-- START --

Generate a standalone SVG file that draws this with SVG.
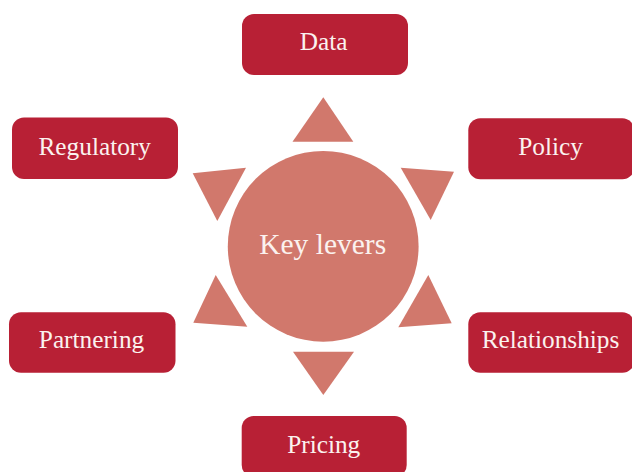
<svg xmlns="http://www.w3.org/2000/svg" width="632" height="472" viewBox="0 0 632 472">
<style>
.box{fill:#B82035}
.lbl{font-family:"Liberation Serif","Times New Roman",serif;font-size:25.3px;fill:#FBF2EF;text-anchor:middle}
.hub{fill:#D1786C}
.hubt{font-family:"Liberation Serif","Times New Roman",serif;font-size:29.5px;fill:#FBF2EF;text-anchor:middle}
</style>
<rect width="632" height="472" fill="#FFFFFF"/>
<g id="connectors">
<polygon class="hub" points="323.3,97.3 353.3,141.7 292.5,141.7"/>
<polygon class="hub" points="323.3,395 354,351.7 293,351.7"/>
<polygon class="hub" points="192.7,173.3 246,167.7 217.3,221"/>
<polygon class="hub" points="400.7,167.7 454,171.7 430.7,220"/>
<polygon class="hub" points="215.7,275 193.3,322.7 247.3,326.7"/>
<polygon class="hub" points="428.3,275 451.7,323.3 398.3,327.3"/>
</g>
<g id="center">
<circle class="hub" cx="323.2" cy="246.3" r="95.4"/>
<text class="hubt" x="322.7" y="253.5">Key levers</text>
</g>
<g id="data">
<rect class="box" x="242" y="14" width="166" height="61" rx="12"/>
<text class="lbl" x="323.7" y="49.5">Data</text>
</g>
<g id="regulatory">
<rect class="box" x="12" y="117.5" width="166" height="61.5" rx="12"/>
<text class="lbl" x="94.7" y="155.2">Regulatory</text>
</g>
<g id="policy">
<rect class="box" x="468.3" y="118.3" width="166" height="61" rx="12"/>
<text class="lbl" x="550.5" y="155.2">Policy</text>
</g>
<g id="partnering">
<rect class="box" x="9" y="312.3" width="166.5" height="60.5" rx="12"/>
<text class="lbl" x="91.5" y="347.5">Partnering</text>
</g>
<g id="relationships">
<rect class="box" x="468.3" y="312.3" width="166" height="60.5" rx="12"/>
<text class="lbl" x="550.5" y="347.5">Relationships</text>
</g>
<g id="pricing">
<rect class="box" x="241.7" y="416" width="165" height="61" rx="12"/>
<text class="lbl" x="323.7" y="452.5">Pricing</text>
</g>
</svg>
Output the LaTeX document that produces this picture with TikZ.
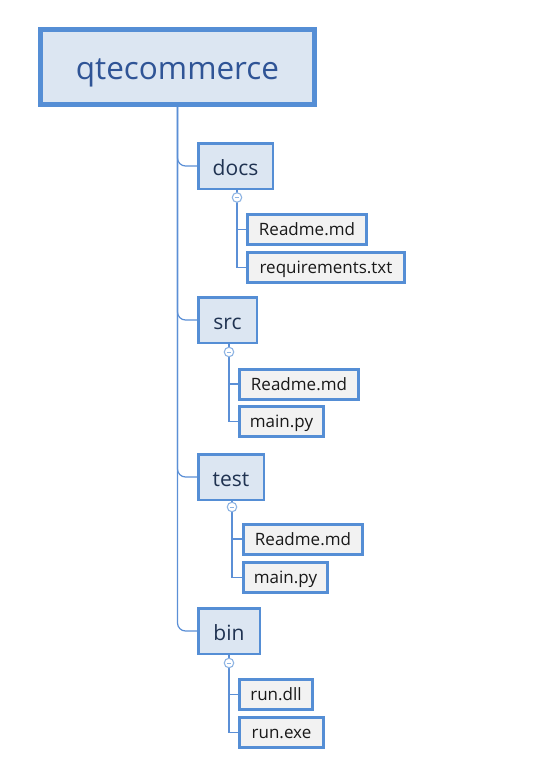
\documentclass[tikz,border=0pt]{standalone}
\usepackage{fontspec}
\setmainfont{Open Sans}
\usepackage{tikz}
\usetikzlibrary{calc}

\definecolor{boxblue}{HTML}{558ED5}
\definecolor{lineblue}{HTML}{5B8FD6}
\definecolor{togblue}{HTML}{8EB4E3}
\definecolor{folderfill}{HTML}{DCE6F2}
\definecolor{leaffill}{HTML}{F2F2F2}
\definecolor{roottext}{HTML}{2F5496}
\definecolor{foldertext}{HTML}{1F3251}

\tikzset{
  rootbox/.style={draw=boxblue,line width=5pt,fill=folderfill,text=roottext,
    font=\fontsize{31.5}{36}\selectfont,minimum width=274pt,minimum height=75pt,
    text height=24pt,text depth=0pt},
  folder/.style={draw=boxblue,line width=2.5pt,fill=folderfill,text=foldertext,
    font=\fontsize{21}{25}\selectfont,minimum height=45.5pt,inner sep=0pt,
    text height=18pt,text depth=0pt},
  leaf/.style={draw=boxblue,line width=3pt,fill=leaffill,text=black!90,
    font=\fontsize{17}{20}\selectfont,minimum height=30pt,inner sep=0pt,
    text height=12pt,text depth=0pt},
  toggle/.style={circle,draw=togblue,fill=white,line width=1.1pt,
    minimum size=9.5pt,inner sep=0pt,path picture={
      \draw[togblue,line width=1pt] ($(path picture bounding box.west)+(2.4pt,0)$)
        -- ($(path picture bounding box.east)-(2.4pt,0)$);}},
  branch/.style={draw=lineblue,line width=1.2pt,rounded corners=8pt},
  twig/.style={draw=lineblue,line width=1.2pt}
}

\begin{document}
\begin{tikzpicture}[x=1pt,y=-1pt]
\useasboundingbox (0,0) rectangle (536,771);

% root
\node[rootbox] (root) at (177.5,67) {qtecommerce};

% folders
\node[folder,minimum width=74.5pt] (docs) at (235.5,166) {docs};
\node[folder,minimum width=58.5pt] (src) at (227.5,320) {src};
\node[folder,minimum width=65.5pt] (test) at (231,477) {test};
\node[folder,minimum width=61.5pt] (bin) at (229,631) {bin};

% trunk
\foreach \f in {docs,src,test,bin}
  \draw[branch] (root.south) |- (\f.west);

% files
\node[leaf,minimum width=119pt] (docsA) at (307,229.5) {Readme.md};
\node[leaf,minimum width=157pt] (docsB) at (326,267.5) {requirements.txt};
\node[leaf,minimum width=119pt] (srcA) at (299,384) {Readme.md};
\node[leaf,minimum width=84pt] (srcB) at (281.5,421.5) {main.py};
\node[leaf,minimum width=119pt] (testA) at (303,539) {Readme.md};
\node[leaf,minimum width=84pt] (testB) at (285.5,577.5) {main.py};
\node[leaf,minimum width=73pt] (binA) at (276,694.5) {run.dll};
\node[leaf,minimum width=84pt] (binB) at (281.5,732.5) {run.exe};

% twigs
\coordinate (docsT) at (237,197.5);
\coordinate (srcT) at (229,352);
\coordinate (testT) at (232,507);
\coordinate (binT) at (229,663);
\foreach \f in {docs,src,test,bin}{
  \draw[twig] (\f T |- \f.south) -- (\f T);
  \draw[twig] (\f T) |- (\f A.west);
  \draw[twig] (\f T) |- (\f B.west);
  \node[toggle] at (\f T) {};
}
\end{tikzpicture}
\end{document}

-- END --

**GIVEN EXERCISE:**
Write out the listing above again, exactly, but with no pictures in the copy.

**EXPECTED ANSWER:**
Generate a standalone SVG file that draws this with SVG.
<svg xmlns="http://www.w3.org/2000/svg" width="632" height="472" viewBox="0 0 632 472">
<style>
.box{fill:#B82035}
.lbl{font-family:"Liberation Serif","Times New Roman",serif;font-size:25.3px;fill:#FBF2EF;text-anchor:middle}
.hub{fill:#D1786C}
.hubt{font-family:"Liberation Serif","Times New Roman",serif;font-size:29.5px;fill:#FBF2EF;text-anchor:middle}
</style>
<rect width="632" height="472" fill="#FFFFFF"/>
<g id="connectors">
<polygon class="hub" points="323.3,97.3 353.3,141.7 292.5,141.7"/>
<polygon class="hub" points="323.3,395 354,351.7 293,351.7"/>
<polygon class="hub" points="192.7,173.3 246,167.7 217.3,221"/>
<polygon class="hub" points="400.7,167.7 454,171.7 430.7,220"/>
<polygon class="hub" points="215.7,275 193.3,322.7 247.3,326.7"/>
<polygon class="hub" points="428.3,275 451.7,323.3 398.3,327.3"/>
</g>
<g id="center">
<circle class="hub" cx="323.2" cy="246.3" r="95.4"/>
<text class="hubt" x="322.7" y="253.5">Key levers</text>
</g>
<g id="data">
<rect class="box" x="242" y="14" width="166" height="61" rx="12"/>
<text class="lbl" x="323.7" y="49.5">Data</text>
</g>
<g id="regulatory">
<rect class="box" x="12" y="117.5" width="166" height="61.5" rx="12"/>
<text class="lbl" x="94.7" y="155.2">Regulatory</text>
</g>
<g id="policy">
<rect class="box" x="468.3" y="118.3" width="166" height="61" rx="12"/>
<text class="lbl" x="550.5" y="155.2">Policy</text>
</g>
<g id="partnering">
<rect class="box" x="9" y="312.3" width="166.5" height="60.5" rx="12"/>
<text class="lbl" x="91.5" y="347.5">Partnering</text>
</g>
<g id="relationships">
<rect class="box" x="468.3" y="312.3" width="166" height="60.5" rx="12"/>
<text class="lbl" x="550.5" y="347.5">Relationships</text>
</g>
<g id="pricing">
<rect class="box" x="241.7" y="416" width="165" height="61" rx="12"/>
<text class="lbl" x="323.7" y="452.5">Pricing</text>
</g>
</svg>
Output the LaTeX document that produces this picture with TikZ.
\documentclass[tikz,border=0pt]{standalone}
\usepackage{fontspec}
\setmainfont{Open Sans}
\usepackage{tikz}
\usetikzlibrary{calc}

\definecolor{boxblue}{HTML}{558ED5}
\definecolor{lineblue}{HTML}{5B8FD6}
\definecolor{togblue}{HTML}{8EB4E3}
\definecolor{folderfill}{HTML}{DCE6F2}
\definecolor{leaffill}{HTML}{F2F2F2}
\definecolor{roottext}{HTML}{2F5496}
\definecolor{foldertext}{HTML}{1F3251}

\tikzset{
  rootbox/.style={draw=boxblue,line width=5pt,fill=folderfill,text=roottext,
    font=\fontsize{31.5}{36}\selectfont,minimum width=274pt,minimum height=75pt,
    text height=24pt,text depth=0pt},
  folder/.style={draw=boxblue,line width=2.5pt,fill=folderfill,text=foldertext,
    font=\fontsize{21}{25}\selectfont,minimum height=45.5pt,inner sep=0pt,
    text height=18pt,text depth=0pt},
  leaf/.style={draw=boxblue,line width=3pt,fill=leaffill,text=black!90,
    font=\fontsize{17}{20}\selectfont,minimum height=30pt,inner sep=0pt,
    text height=12pt,text depth=0pt},
  toggle/.style={circle,draw=togblue,fill=white,line width=1.1pt,
    minimum size=9.5pt,inner sep=0pt,path picture={
      \draw[togblue,line width=1pt] ($(path picture bounding box.west)+(2.4pt,0)$)
        -- ($(path picture bounding box.east)-(2.4pt,0)$);}},
  branch/.style={draw=lineblue,line width=1.2pt,rounded corners=8pt},
  twig/.style={draw=lineblue,line width=1.2pt}
}

\begin{document}
\begin{tikzpicture}[x=1pt,y=-1pt]
\useasboundingbox (0,0) rectangle (536,771);

% root
\node[rootbox] (root) at (177.5,67) {qtecommerce};

% folders
\node[folder,minimum width=74.5pt] (docs) at (235.5,166) {docs};
\node[folder,minimum width=58.5pt] (src) at (227.5,320) {src};
\node[folder,minimum width=65.5pt] (test) at (231,477) {test};
\node[folder,minimum width=61.5pt] (bin) at (229,631) {bin};

% trunk
\foreach \f in {docs,src,test,bin}
  \draw[branch] (root.south) |- (\f.west);

% files
\node[leaf,minimum width=119pt] (docsA) at (307,229.5) {Readme.md};
\node[leaf,minimum width=157pt] (docsB) at (326,267.5) {requirements.txt};
\node[leaf,minimum width=119pt] (srcA) at (299,384) {Readme.md};
\node[leaf,minimum width=84pt] (srcB) at (281.5,421.5) {main.py};
\node[leaf,minimum width=119pt] (testA) at (303,539) {Readme.md};
\node[leaf,minimum width=84pt] (testB) at (285.5,577.5) {main.py};
\node[leaf,minimum width=73pt] (binA) at (276,694.5) {run.dll};
\node[leaf,minimum width=84pt] (binB) at (281.5,732.5) {run.exe};

% twigs
\coordinate (docsT) at (237,197.5);
\coordinate (srcT) at (229,352);
\coordinate (testT) at (232,507);
\coordinate (binT) at (229,663);
\foreach \f in {docs,src,test,bin}{
  \draw[twig] (\f T |- \f.south) -- (\f T);
  \draw[twig] (\f T) |- (\f A.west);
  \draw[twig] (\f T) |- (\f B.west);
  \node[toggle] at (\f T) {};
}
\end{tikzpicture}
\end{document}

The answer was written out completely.